Ces considérations ne seront pas accessibles, sans doute, aux élèves que M. Batiffol avait en vue quand il a publié son recueil ; mais elles semblent naître naturellement d’une première étude ; elles reparaissent avec plus de force après une observation attentive. L’élève trouvera dans ce Choix d’expressions, un aliment à sa mémoire. Il se pénétrera de la substance de ces grands écrivains ; il lui sera plus facile de les comprendre et de les traduire. Il deviendra familier avec le génie de chacun d’eux, comme avec les conditions essentielles de la langue. Un mot fera revivre pour lui un usage ; une phrase contiendra une appréciation, un rapprochement mettra en relief une idée morale. Lorsqu’il sera obligé d’écrire en latin, au lieu de demander au secours toujours ingrat et rebutant du dictionnaire, des idées qu’il n’a pas et des mots qui lui manquent, il n’aura qu’à recueillir ses souvenirs, et chacun des grands écrivains de Rome viendra docilement lui apporter un tribut précieux. Il se servira d’eux comme de son bien propre, il se nourrira de leur substance, et se parera sans effort de leur richesse.

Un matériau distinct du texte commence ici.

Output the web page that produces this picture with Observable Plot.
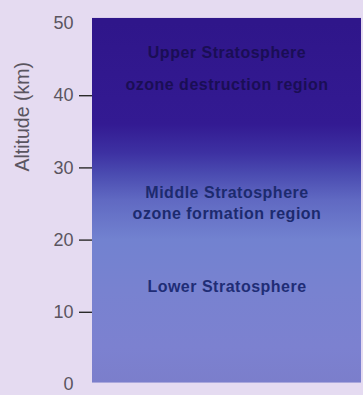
<!DOCTYPE html>
<html><head><meta charset="utf-8">
<script src="https://cdn.jsdelivr.net/npm/d3@7"></script>
<script src="https://cdn.jsdelivr.net/npm/@observablehq/plot@0.6"></script>
<style>
html,body{margin:0;padding:0;background:#e5dbf1;}
#chart svg{display:block;background:#e5dbf1;}
</style>
</head><body><div id="chart"></div>
<script>
// Axis values
const altTicks = [0, 10, 20, 30, 40, 50];
const tickMarks = [10, 20, 30, 40];
const axisTitle = "Altitude (km)";
const axisTitleAlt = 29.5;

// Stratosphere block extent (km)
const layerBottom = [0.2];
const layerTop = [50.7];

// Colour gradient stops by altitude (km)
const gradAlt = [0, 5, 13, 20, 25.5, 29, 32, 36, 50];
const gradColor = ["#7b7ecb", "#7c81d0", "#7882d0", "#7282d0", "#6069c2", "#4b4cb1", "#3d31a2", "#331a92", "#2f168a"];

// Region labels
const labelText = ["Upper Stratosphere", "ozone destruction region", "Middle Stratosphere", "ozone formation region", "Lower Stratosphere"];
const labelAlt = [45.9, 41.5, 26.6, 23.7, 13.5];
const labelColor = ["#1a0e55", "#1a0e55", "#1c2a6e", "#1c2a6e", "#1f2d76"];

const font = "Liberation Sans, Arial, sans-serif";

function gradientDefs(index, scales) {
  const defs = d3.create("svg:defs");
  const g = defs.append("linearGradient")
    .attr("id", "strat")
    .attr("gradientUnits", "userSpaceOnUse")
    .attr("x1", 0).attr("x2", 0)
    .attr("y1", scales.y(0)).attr("y2", scales.y(50));
  gradAlt.forEach((a, i) => g.append("stop").attr("offset", a / 50).attr("stop-color", gradColor[i]));
  return defs.node();
}

const labels = labelText.map((t, i) => ({text: t, alt: labelAlt[i], color: labelColor[i]}));

const svg = Plot.plot({
  width: 363,
  height: 395,
  marginLeft: 92,
  marginRight: 2,
  marginTop: 23,
  marginBottom: 11,
  style: {background: "#e5dbf1", fontFamily: font},
  x: {domain: [0, 1], axis: null},
  y: {domain: [0, 50], axis: null},
  color: {type: "identity"},
  marks: [
    gradientDefs,
    Plot.rect(layerBottom, {x1: 0, x2: 1, y1: d => d, y2: (d, i) => layerTop[i], fill: "url(#strat)"}),
    Plot.text(labels, {x: 0.5, y: "alt", text: "text", fill: "color", fontWeight: "bold", fontSize: 16, fontFamily: font}),
    Plot.axisY(altTicks, {tickSize: 0, tickPadding: 19, fontSize: 18, fill: "#5a5560", label: null, fontFamily: font}),
    Plot.axisY(tickMarks, {text: null, tickSize: 13, stroke: "#2a2a2a", strokeWidth: 1.4, label: null}),
    Plot.text([axisTitle], {frameAnchor: "left", dx: -70, y: () => axisTitleAlt, rotate: -90, fontSize: 19.5, fill: "#5a5560", fontFamily: font})
  ]
});
d3.select(svg).selectAll("text").filter(function(){ return this.getAttribute("font-weight") === "bold" || this.parentNode.getAttribute("font-weight") === "bold"; }).attr("letter-spacing", "0.5px");
document.getElementById("chart").appendChild(svg);
</script>
</body></html>
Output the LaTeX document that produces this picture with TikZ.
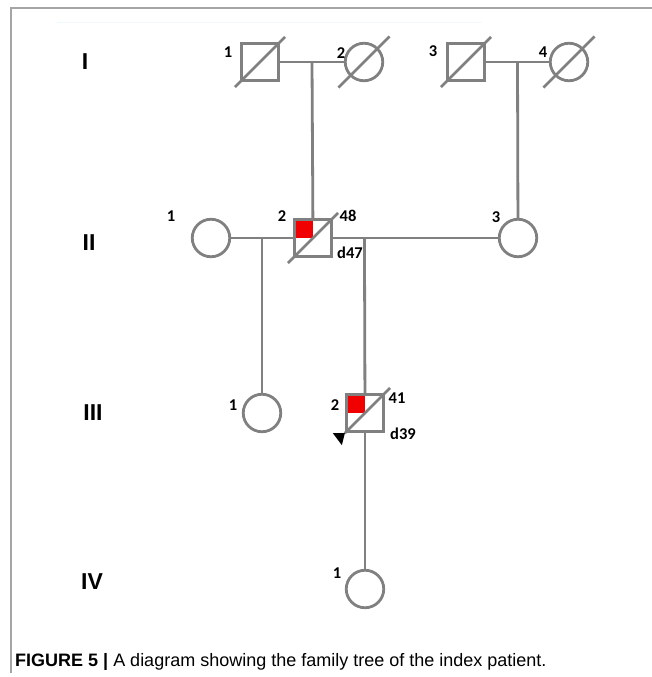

Ainsi, connaissance plus profonde et plus facile de la langue latine, intelligence plus rapide des écrivains qui ont fait sa gloire, pénétration successive des éléments qui entraient dans la constitution sociale antique, tels sont les fruits directs ou indirects, mais toujours assurés, que l’on retirera de l’étude d’un livre modeste par son titre, et plein de bonnes indications, de précieux renseignements. Le Choix d’expressions latines sera utile. Cette gloire en vaut bien une autre ; et ce succès, pour être ordinairement moins envié, n’en semble que plus désirable.

La Société charge le bureau de faire parvenir à M. Batiffol ses remerciements pour l’hommage qu’elle a reçu, et ses félicitations pour la manière dont il a compris et exécuté un travail qui lui semble, dès maintenant, appelé à rendre aux études d’importants services.